Business routes are maintained by different levels of government in different states. Many states incorporate business routes into their state-maintained highway systems; others, such as Indiana and Wisconsin, have entrusted business route maintenance to local governments.
Business routes typically follow the original routing of the numbered route through a city or town and were largely created during the era of large-scale highway construction in the U.S. from the 1930s through to the 1970s. As U.S. Highways and Interstates were built, they would typically begin in the first phase of their development with the numbered route carrying traffic directly through the center of a given city or town. In the second phase of their development, bypasses would be constructed around the central business districts of the towns they had once passed directly through. As these bypasses were built, the original sections of these routes that had once passed directly through a given city or town would often be designated as "business routes".
In many cases before the construction of such bypasses, local businesses would attempt to exert legal and/or legislative pressure for these bypasses to be routed to maximize access between their businesses and the proposed bypass loops, while state planners might attempt to route such bypasses with less concern for the welfare of the businesses being bypassed.
City routes are most commonly found in the Midwestern United States, although there are a number of city routes in other parts of the U.S, as well. These routes serve the same purpose as business routes, but they feature "CITY" signs instead of "BUSINESS" signs above or below the route shields. The designations of many of these city routes are being phased out in favor of the business route designation.

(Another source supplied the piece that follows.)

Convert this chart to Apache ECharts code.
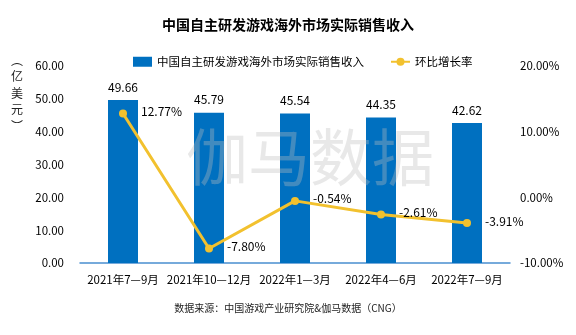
<!DOCTYPE html>
<html>
<head>
<meta charset="utf-8">
<script src="https://cdn.jsdelivr.net/npm/echarts@6/dist/echarts.min.js"></script>
<style>
html,body{margin:0;padding:0;background:#fff;}
#c{width:576px;height:335px;}
</style>
</head>
<body>
<div id="c"></div>
<script>
var categories = ['2021年7—9月', '2021年10—12月', '2022年1—3月', '2022年4—6月', '2022年7—9月'];
var revenue = [49.66, 45.79, 45.54, 44.35, 42.62];
var growth = [12.77, -7.80, -0.54, -2.61, -3.91];
var leftTicks = {min: 0, max: 60, interval: 10};
var rightTicks = {min: -10, max: 20, interval: 10};
var barName = '中国自主研发游戏海外市场实际销售收入';
var lineName = '环比增长率';
var titleText = '中国自主研发游戏海外市场实际销售收入';
var sourceText = '数据来源：中国游戏产业研究院&伽马数据（CNG）';
var unitText = '︵\n亿\n美\n元\n︶';
var watermarkText = '伽马数据';

var FONT = '"Noto Sans CJK SC", "Noto Sans", sans-serif';
var chart = echarts.init(document.getElementById('c'), null, {renderer: 'canvas'});
chart.setOption({
  backgroundColor: '#fff',
  textStyle: {fontFamily: FONT},
  title: {
    text: titleText,
    left: 'center',
    top: 13,
    textStyle: {fontFamily: FONT, fontSize: 14, fontWeight: 'bold', color: '#000'}
  },
  legend: {
    left: 128,
    top: 51,
    itemGap: 26,
    textStyle: {fontFamily: FONT, fontSize: 11.5, color: '#000'},
    data: [
      {name: barName, icon: 'rect', itemStyle: {color: '#0070C0'}},
      {name: lineName}
    ],
    itemWidth: 19,
    itemHeight: 10
  },
  grid: {left: 80, right: 66, top: 66, bottom: 72, containLabel: false},
  xAxis: {
    type: 'category',
    data: categories,
    axisLine: {show: true, lineStyle: {color: '#4A8FD0', width: 1.5}},
    axisTick: {show: false},
    axisLabel: {fontFamily: FONT, fontSize: 11.5, color: '#000', margin: 11, interval: 0}
  },
  yAxis: [
    {
      type: 'value',
      min: leftTicks.min, max: leftTicks.max, interval: leftTicks.interval,
      axisLine: {show: false}, axisTick: {show: false}, splitLine: {show: false},
      axisLabel: {fontFamily: FONT, fontSize: 11.5, color: '#000', margin: 16,
        formatter: function (v) { return v.toFixed(2); }}
    },
    {
      type: 'value',
      min: rightTicks.min, max: rightTicks.max, interval: rightTicks.interval,
      position: 'right',
      axisLine: {show: false}, axisTick: {show: false}, splitLine: {show: false},
      axisLabel: {fontFamily: FONT, fontSize: 11.5, color: '#000', margin: 10,
        formatter: function (v) { return v.toFixed(2) + '%'; }}
    }
  ],
  series: [
    {
      name: barName,
      type: 'bar',
      data: revenue,
      barWidth: 30,
      itemStyle: {color: '#0070C0'},
      label: {show: true, position: 'top', distance: 7, fontFamily: FONT, fontSize: 12, color: '#000',
        formatter: function (p) { return p.value.toFixed(2); }},
      z: 2
    },
    {
      name: lineName,
      type: 'line',
      yAxisIndex: 1,
      data: growth,
      symbol: 'circle',
      symbolSize: 8,
      itemStyle: {color: '#F2C12E'},
      lineStyle: {color: '#F2C12E', width: 3},
      label: {show: true, position: 'right', distance: 14, offset: [0, -2], fontFamily: FONT, fontSize: 12, color: '#000',
        formatter: function (p) { return p.value.toFixed(2) + '%'; }},
      z: 3
    }
  ],
  graphic: [
    {
      type: 'text',
      left: 11,
      top: 52,
      style: {text: unitText, font: '12px ' + FONT, fill: '#222', lineHeight: 16.5, align: 'center'}
    },
    {
      type: 'text',
      left: 'center',
      top: 303,
      style: {text: sourceText, font: '10px ' + FONT, fill: '#222'}
    },
    {
      type: 'text',
      left: 186,
      top: 126,
      z: 10,
      style: {text: watermarkText, font: '62px ' + FONT, fill: 'rgba(190,190,190,0.35)'}
    }
  ]
});
</script>
</body>
</html>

Another definition of a "city route" is similar to a county route, where a particular city forms its own highway system, usually of beltways. The city of Pittsburgh, Pennsylvania, for instance, has a colored belt system. Officials in Charlotte, North Carolina, created Charlotte Route 4, a loop of surface streets around Uptown Charlotte. A route in Pawtucket, Rhode Island known as the Downtown Circulator, was created by the city to help travelers navigate the downtown area.